At dawn this morning in Chengdu, clusters of people were huddled outside, many saying they were too fearful of aftershocks to go indoors. Many wore plastic slickers in the steady drizzle.
Wang Zihong, 35, a businessman from Gansu Province, had spent 12 hours outside his hotel, squatting with others on a street corner.
"It was a terrible shock," he said. "I couldn't stand up straight. We were on the second floor and we ran outside."
Chengdu's Huaxi Hospital, one of the largest in western China, started receiving patients from surrounding counties yesterday afternoon. By this morning, 180 patients had arrived from hard-hit surrounding counties.
"Seven thousand people have died in Beichuan, a single county, and we think Wenchuan will be similar, too, because it was the epicenter," said Kang Zhilin, a spokesman for the hospital.
Minutes after the western temblor struck, a second, smaller quake struck Tongzhou, an outer district of Beijing.
Thousands of office workers were evacuated in the capital city, but no damage was reported there.
"I suddenly felt very dizzy, as if I were heavily drunk," said Zeng Hui, who works on the 22d floor of an office tower in Beijing. "I thought I was seriously ill, then I looked around and saw my colleagues felt the same way. We were stunned."
There were reports of fatalities in Chongqing municipality, near Sichuan, where two primary schools were damaged.
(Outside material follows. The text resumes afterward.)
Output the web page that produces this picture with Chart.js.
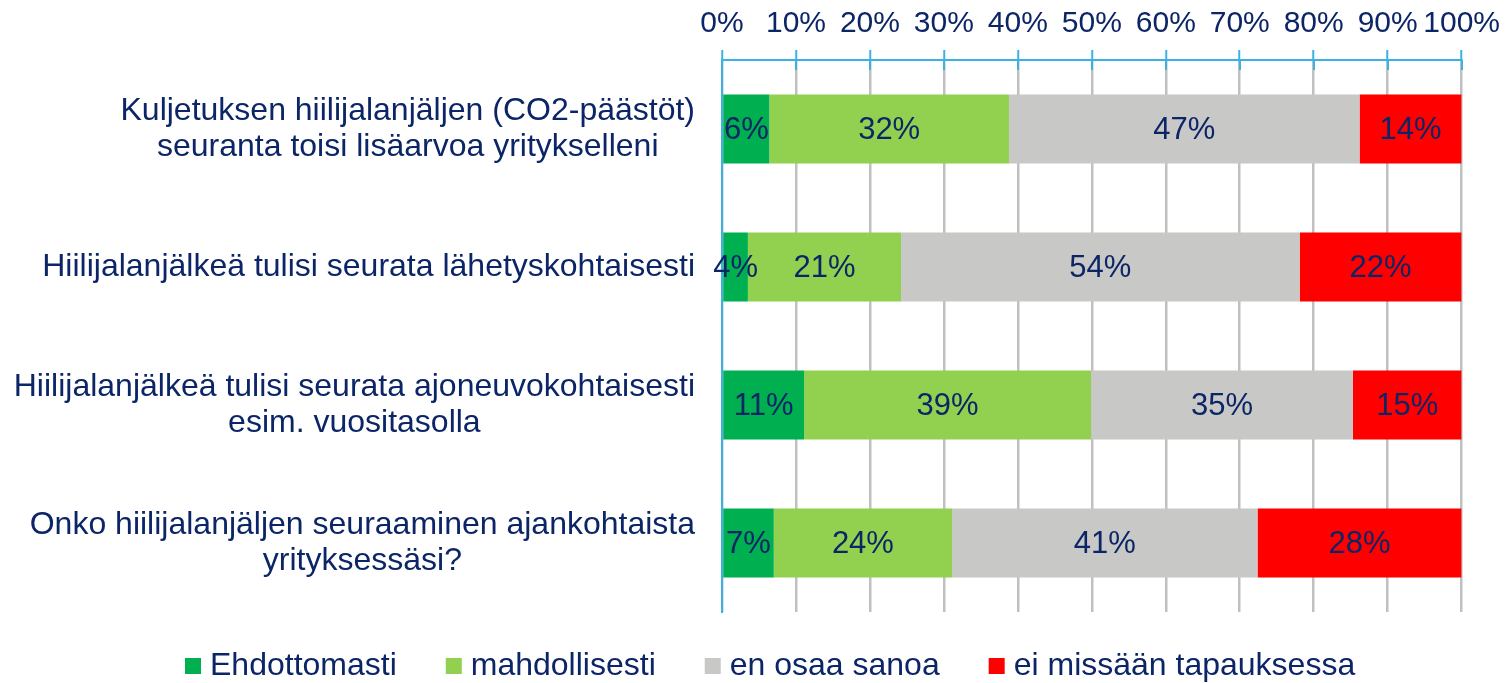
<!DOCTYPE html>
<html>
<head>
<meta charset="utf-8">
<script src="https://cdn.jsdelivr.net/npm/chart.js@4"></script>
<style>
  html, body { margin: 0; padding: 0; background: #fff; }
</style>
</head>
<body>
<canvas id="myChart" width="1508" height="683"></canvas>
<script>
'use strict';

// data
var categories = [
  ['Kuljetuksen hiilijalanjäljen (CO2-päästöt)', 'seuranta toisi lisäarvoa yritykselleni'],
  ['Hiilijalanjälkeä tulisi seurata lähetyskohtaisesti'],
  ['Hiilijalanjälkeä tulisi seurata ajoneuvokohtaisesti', 'esim. vuositasolla'],
  ['Onko hiilijalanjäljen seuraaminen ajankohtaista', 'yrityksessäsi?']
];
var seriesNames = ['Ehdottomasti', 'mahdollisesti', 'en osaa sanoa', 'ei missään tapauksessa'];
var ehdottomasti = [6.4, 3.5, 11.1, 7.0];
var mahdollisesti = [32.4, 20.7, 38.8, 24.1];
var enOsaaSanoa = [47.4, 53.9, 35.4, 41.3];
var eiMissaan = [13.8, 21.9, 14.7, 27.6];
var tickMin = 0, tickMax = 100, tickStep = 10;

var NAVY = '#0b2566';
var AXIS_BLUE = '#3bb2e6';
var FONT = '"Liberation Sans", Arial, sans-serif';

// bar value labels, category labels, legend and the blue tick stubs under the top axis
var drawExtras = {
  id: 'drawExtras',
  afterDatasetsDraw: function(chart) {
    var c = chart.ctx;
    var area = chart.chartArea;
    c.save();

    // short blue ticks just below the top axis line
    c.strokeStyle = AXIS_BLUE;
    c.lineWidth = 2;
    chart.scales.x.ticks.forEach(function(t) {
      var px = Math.round(chart.scales.x.getPixelForValue(t.value));
      c.beginPath();
      c.moveTo(px, area.top);
      c.lineTo(px, area.top + 10);
      c.stroke();
    });

    c.fillStyle = NAVY;
    c.textAlign = 'center';
    c.textBaseline = 'middle';
    c.font = '31px ' + FONT;
    chart.data.datasets.forEach(function(ds, i) {
      chart.getDatasetMeta(i).data.forEach(function(bar, j) {
        c.fillText(Math.round(ds.data[j]) + '%', (bar.x + bar.base) / 2, bar.y + 1);
      });
    });

    var ys = chart.scales.y;
    c.font = '32px ' + FONT;
    categories.forEach(function(lines, j) {
      var cy = ys.getPixelForValue(j);
      var w = 0;
      lines.forEach(function(l) { w = Math.max(w, c.measureText(l).width); });
      var cx = area.left - 27 - w / 2;
      var lh = 36;
      lines.forEach(function(l, k) {
        c.fillText(l, cx, cy + (k - (lines.length - 1) / 2) * lh);
      });
    });

    // legend
    c.textAlign = 'left';
    var lx = 185, ly = 666;
    chart.data.datasets.forEach(function(ds) {
      c.fillStyle = ds.backgroundColor;
      c.fillRect(lx, ly - 8, 16, 16);
      c.fillStyle = NAVY;
      c.fillText(ds.label, lx + 25, ly);
      lx += 25 + c.measureText(ds.label).width + 49;
    });
    c.restore();
  }
};

var ctx = document.getElementById('myChart').getContext('2d');

var chart = new Chart(ctx, {
  type: 'bar',
  data: {
    labels: categories,
    datasets: [{
      label: seriesNames[0],
      backgroundColor: '#00b050',
      data: ehdottomasti
    }, {
      label: seriesNames[1],
      backgroundColor: '#92d050',
      data: mahdollisesti
    }, {
      label: seriesNames[2],
      backgroundColor: '#c8c8c6',
      data: enOsaaSanoa
    }, {
      label: seriesNames[3],
      backgroundColor: '#ff0000',
      data: eiMissaan
    }]
  },
  options: {
    indexAxis: 'y',
    responsive: false,
    animation: false,
    barPercentage: 0.5,
    categoryPercentage: 1,
    layout: { padding: { left: 0, right: 46, top: 0, bottom: 71 } },
    scales: {
      x: {
        position: 'top',
        stacked: true,
        min: tickMin,
        max: tickMax,
        afterFit: function(scale) { scale.height = 60; },
        ticks: {
          stepSize: tickStep,
          color: NAVY,
          padding: 8,
          font: { family: FONT, size: 30 },
          maxRotation: 0,
          autoSkip: false,
          callback: function(v) { return v + '%'; }
        },
        grid: {
          color: '#c0c0c0',
          lineWidth: 2.5,
          tickColor: AXIS_BLUE,
          tickLength: 10,
          tickWidth: 2
        },
        border: { color: AXIS_BLUE, width: 2 }
      },
      y: {
        stacked: true,
        afterFit: function(scale) { scale.width = 722; },
        ticks: { display: false },
        grid: { display: false },
        border: { color: AXIS_BLUE, width: 2 }
      }
    },
    plugins: {
      legend: { display: false },
      tooltip: { enabled: false }
    }
  },
  plugins: [drawExtras]
});
</script>
</body>
</html>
Four pupils died and more than 100 others were injured, state media reported.
Efforts to reach people near the epicenter of the bigger quake in western China were hindered by the damaged telephone system. Some 2,300 towers used to transmit mobile phone signals had fallen, the country's main mobile phone company reported.
The earthquake also disrupted air traffic control in western China, interfering with flights between Asia and Europe yesterday afternoon, although flight services were restored by the evening.
Xinhua devoted extensive coverage to the disaster, publishing regular updates, including latest death tolls, on its Chinese and English websites.
The relatively vigorous flow of information and the fast response from top officials and rescue workers stood in stark contrast to the way China handled the Tangshan earthquake, or the way the military junta that rules neighboring Burma has managed the aftermath of a giant cyclone that killed nearly 32,000 people there earlier this month, according to Burmese government estimates.
"Cathay Pacific is monitoring the situation in Sichuan very closely," the company said in a statement yesterday evening. "Flights to and from Europe tonight are in normal operation."
Communications equipment vendors attending a police equipment exhibition in Beijing last month said that China maintained a separate network using different frequencies and other equipment from the main cellphone network. The separate network exists so that the police and other agencies can respond to emergencies even when the main landline and cellphone networks are overwhelmed with calls by residents.